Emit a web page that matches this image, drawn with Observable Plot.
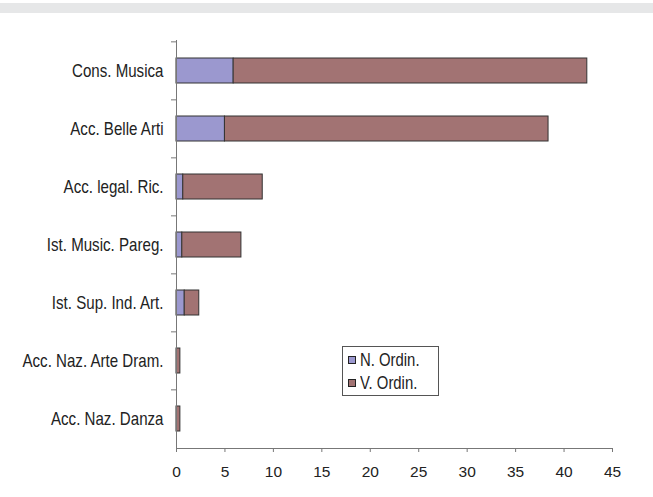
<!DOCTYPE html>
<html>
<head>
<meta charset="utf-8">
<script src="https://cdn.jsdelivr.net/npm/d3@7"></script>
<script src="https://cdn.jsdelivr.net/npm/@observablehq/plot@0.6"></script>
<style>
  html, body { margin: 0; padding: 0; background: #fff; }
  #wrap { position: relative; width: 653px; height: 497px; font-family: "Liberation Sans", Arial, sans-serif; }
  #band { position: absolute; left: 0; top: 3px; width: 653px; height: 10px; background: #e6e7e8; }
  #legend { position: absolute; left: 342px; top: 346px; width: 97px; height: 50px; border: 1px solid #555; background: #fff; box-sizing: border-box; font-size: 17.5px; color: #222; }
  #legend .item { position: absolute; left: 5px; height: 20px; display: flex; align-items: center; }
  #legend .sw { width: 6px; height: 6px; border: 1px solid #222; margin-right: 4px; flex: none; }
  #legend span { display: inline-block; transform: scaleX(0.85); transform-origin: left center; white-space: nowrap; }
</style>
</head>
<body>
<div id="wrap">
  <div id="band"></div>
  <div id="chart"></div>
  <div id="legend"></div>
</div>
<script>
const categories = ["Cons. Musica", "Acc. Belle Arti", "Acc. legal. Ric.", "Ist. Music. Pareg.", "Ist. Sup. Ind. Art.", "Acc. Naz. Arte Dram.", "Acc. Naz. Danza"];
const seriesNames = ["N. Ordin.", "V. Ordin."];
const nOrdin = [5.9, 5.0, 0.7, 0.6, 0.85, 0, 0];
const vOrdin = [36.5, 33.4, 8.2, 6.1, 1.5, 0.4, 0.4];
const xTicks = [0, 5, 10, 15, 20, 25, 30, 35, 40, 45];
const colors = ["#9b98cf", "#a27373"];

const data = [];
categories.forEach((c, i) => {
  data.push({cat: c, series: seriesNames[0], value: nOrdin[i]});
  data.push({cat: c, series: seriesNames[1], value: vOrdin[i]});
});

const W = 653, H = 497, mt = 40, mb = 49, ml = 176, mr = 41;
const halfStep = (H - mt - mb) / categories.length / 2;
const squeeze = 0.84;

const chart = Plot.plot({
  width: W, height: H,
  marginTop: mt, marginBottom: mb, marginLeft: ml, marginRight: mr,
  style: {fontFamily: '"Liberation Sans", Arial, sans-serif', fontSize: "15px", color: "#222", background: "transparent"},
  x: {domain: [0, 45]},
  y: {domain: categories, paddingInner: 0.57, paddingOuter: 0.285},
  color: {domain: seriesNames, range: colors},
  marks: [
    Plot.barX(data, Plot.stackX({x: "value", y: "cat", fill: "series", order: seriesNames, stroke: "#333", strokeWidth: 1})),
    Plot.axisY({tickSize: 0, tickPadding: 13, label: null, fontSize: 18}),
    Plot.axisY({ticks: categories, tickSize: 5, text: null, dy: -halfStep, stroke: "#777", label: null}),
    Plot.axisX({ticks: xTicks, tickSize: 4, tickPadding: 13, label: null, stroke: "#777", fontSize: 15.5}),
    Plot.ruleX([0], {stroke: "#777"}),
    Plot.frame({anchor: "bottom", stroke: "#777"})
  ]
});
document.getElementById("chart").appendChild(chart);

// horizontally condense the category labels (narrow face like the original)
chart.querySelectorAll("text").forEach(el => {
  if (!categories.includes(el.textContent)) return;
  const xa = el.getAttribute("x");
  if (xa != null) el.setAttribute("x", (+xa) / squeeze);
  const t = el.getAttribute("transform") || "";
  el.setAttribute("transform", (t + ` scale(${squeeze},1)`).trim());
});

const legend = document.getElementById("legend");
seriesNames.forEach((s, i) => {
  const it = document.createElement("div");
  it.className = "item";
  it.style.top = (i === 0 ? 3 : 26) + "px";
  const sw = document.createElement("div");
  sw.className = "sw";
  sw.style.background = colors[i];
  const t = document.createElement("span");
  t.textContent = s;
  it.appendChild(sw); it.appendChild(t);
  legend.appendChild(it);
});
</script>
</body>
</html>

** Challenge **
Leave out all pictures, then copy the remaining material exactly.

** Complete output **
Emit a web page that matches this image, drawn with Observable Plot.
<!DOCTYPE html>
<html>
<head>
<meta charset="utf-8">
<script src="https://cdn.jsdelivr.net/npm/d3@7"></script>
<script src="https://cdn.jsdelivr.net/npm/@observablehq/plot@0.6"></script>
<style>
  html, body { margin: 0; padding: 0; background: #fff; }
  #wrap { position: relative; width: 653px; height: 497px; font-family: "Liberation Sans", Arial, sans-serif; }
  #band { position: absolute; left: 0; top: 3px; width: 653px; height: 10px; background: #e6e7e8; }
  #legend { position: absolute; left: 342px; top: 346px; width: 97px; height: 50px; border: 1px solid #555; background: #fff; box-sizing: border-box; font-size: 17.5px; color: #222; }
  #legend .item { position: absolute; left: 5px; height: 20px; display: flex; align-items: center; }
  #legend .sw { width: 6px; height: 6px; border: 1px solid #222; margin-right: 4px; flex: none; }
  #legend span { display: inline-block; transform: scaleX(0.85); transform-origin: left center; white-space: nowrap; }
</style>
</head>
<body>
<div id="wrap">
  <div id="band"></div>
  <div id="chart"></div>
  <div id="legend"></div>
</div>
<script>
const categories = ["Cons. Musica", "Acc. Belle Arti", "Acc. legal. Ric.", "Ist. Music. Pareg.", "Ist. Sup. Ind. Art.", "Acc. Naz. Arte Dram.", "Acc. Naz. Danza"];
const seriesNames = ["N. Ordin.", "V. Ordin."];
const nOrdin = [5.9, 5.0, 0.7, 0.6, 0.85, 0, 0];
const vOrdin = [36.5, 33.4, 8.2, 6.1, 1.5, 0.4, 0.4];
const xTicks = [0, 5, 10, 15, 20, 25, 30, 35, 40, 45];
const colors = ["#9b98cf", "#a27373"];

const data = [];
categories.forEach((c, i) => {
  data.push({cat: c, series: seriesNames[0], value: nOrdin[i]});
  data.push({cat: c, series: seriesNames[1], value: vOrdin[i]});
});

const W = 653, H = 497, mt = 40, mb = 49, ml = 176, mr = 41;
const halfStep = (H - mt - mb) / categories.length / 2;
const squeeze = 0.84;

const chart = Plot.plot({
  width: W, height: H,
  marginTop: mt, marginBottom: mb, marginLeft: ml, marginRight: mr,
  style: {fontFamily: '"Liberation Sans", Arial, sans-serif', fontSize: "15px", color: "#222", background: "transparent"},
  x: {domain: [0, 45]},
  y: {domain: categories, paddingInner: 0.57, paddingOuter: 0.285},
  color: {domain: seriesNames, range: colors},
  marks: [
    Plot.barX(data, Plot.stackX({x: "value", y: "cat", fill: "series", order: seriesNames, stroke: "#333", strokeWidth: 1})),
    Plot.axisY({tickSize: 0, tickPadding: 13, label: null, fontSize: 18}),
    Plot.axisY({ticks: categories, tickSize: 5, text: null, dy: -halfStep, stroke: "#777", label: null}),
    Plot.axisX({ticks: xTicks, tickSize: 4, tickPadding: 13, label: null, stroke: "#777", fontSize: 15.5}),
    Plot.ruleX([0], {stroke: "#777"}),
    Plot.frame({anchor: "bottom", stroke: "#777"})
  ]
});
document.getElementById("chart").appendChild(chart);

// horizontally condense the category labels (narrow face like the original)
chart.querySelectorAll("text").forEach(el => {
  if (!categories.includes(el.textContent)) return;
  const xa = el.getAttribute("x");
  if (xa != null) el.setAttribute("x", (+xa) / squeeze);
  const t = el.getAttribute("transform") || "";
  el.setAttribute("transform", (t + ` scale(${squeeze},1)`).trim());
});

const legend = document.getElementById("legend");
seriesNames.forEach((s, i) => {
  const it = document.createElement("div");
  it.className = "item";
  it.style.top = (i === 0 ? 3 : 26) + "px";
  const sw = document.createElement("div");
  sw.className = "sw";
  sw.style.background = colors[i];
  const t = document.createElement("span");
  t.textContent = s;
  it.appendChild(sw); it.appendChild(t);
  legend.appendChild(it);
});
</script>
</body>
</html>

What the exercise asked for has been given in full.